Spain's University of Malaga just claimed Europe's most powerful quantum computer. The number that makes the claim work, 431 qubits, tells you almost nothing useful on its own.
A team from Origin Quantum, a Chinese quantum hardware vendor, was on site at the University of Malaga's Supercomputing and Bioinformatics Centre (SCBI) this month preparing the install for an on-premises machine, according to Sur in English. The Malaga installation has been in motion since at least March, when Sur in English, La Vanguardia, and El Confidencial all carried the UMA and Quantum Labs agreement. What changed with the recent site visit is the qubit count. The machine arriving is now specified at 431 qubits, up from the 317 announced in the spring.
"Most powerful in Europe" is the framing Quantum Labs, the Spanish counterparty to the deal, is putting forward. Its president, Javier Romero, told Sur in English the system will be "the most advanced quantum computer in Europe". The comparison Quantum Labs offers is straightforward. IBM's quantum machine installed in Germany operates at roughly 300 qubits, and the UMA system exceeds that by "almost 50 per cent." That is a vendor claim tied to a single qubit-count comparison, not an editorial finding.
It is also a claim that runs on a metric the quantum computing community treats with caution. Qubits, the basic unit of quantum information, are roughly analogous to transistor counts in a 1970s microprocessor: more is generally better, but the headline number hides the variables that decide whether a machine can actually run useful calculations. Gate fidelity (how accurately a quantum operation performs), connectivity (which neighboring qubits each qubit can interact with), and error rates all shape real performance in ways qubit count alone obscures. None of those metrics have been disclosed for the UMA machine.
That omission matters because the natural rival to UMA's "most powerful" claim is not the IBM installation in Germany.

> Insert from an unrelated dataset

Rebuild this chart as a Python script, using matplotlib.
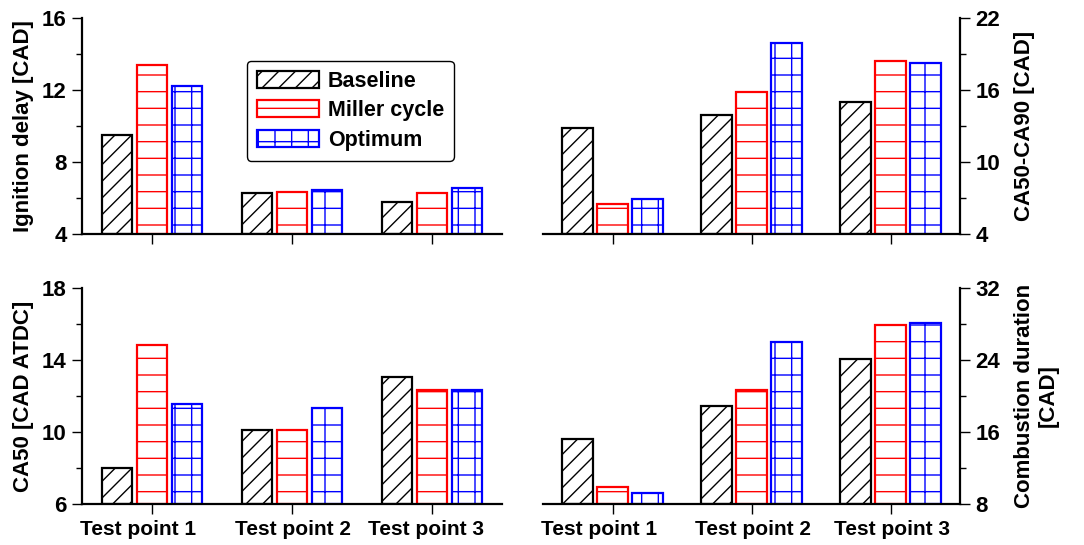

It is the IBM Quantum System Two inaugurated in Donostia-San Sebastián in October 2025. IBM's own quantum roadmap is built around architectural progress, including error correction, modular scaling, and fault-tolerant operation, rather than raw qubit count. Comparing a 431-qubit superconducting machine against the System Two on qubit terms alone is like comparing two cars by listing their wheel counts. The headline survives; the comparison does not.
The hiring footprint adds a real, checkable dimension. Quantum Labs says the project will employ more than 100 engineers at the UMA site. That is a meaningful local infrastructure commitment regardless of how the capacity benchmarks play out, and it is the dimension of the announcement most likely to outlast the news cycle.
The geopolitical frame will also outlast the news cycle, and should be carried carefully. A Chinese-built quantum machine landing at a Spanish public university is a real data point in the global hardware race, but the "technological sovereignty" gloss that European coverage often layers onto deals of this kind is a frame the press applies, not a fact the machines speak for themselves. Treat it as labeled context, not as the lede.
What to watch is straightforward. Origin Quantum and UMA have so far published a qubit count and a hiring headcount. The benchmarks the quantum community will actually weigh are gate fidelities, error rates, quantum volume, and benchmark suite scores on shared test problems. When those appear, the leaderboard will look different than it does today, and Europe's "most powerful" claim will either harden into something defensible or quietly retreat to "one of several machines at the frontier." Until then, the simplest honest read is this. Andalusia now has its first quantum computer, and on the only metric either side has been willing to publish, it has more qubits than the alternatives named in public.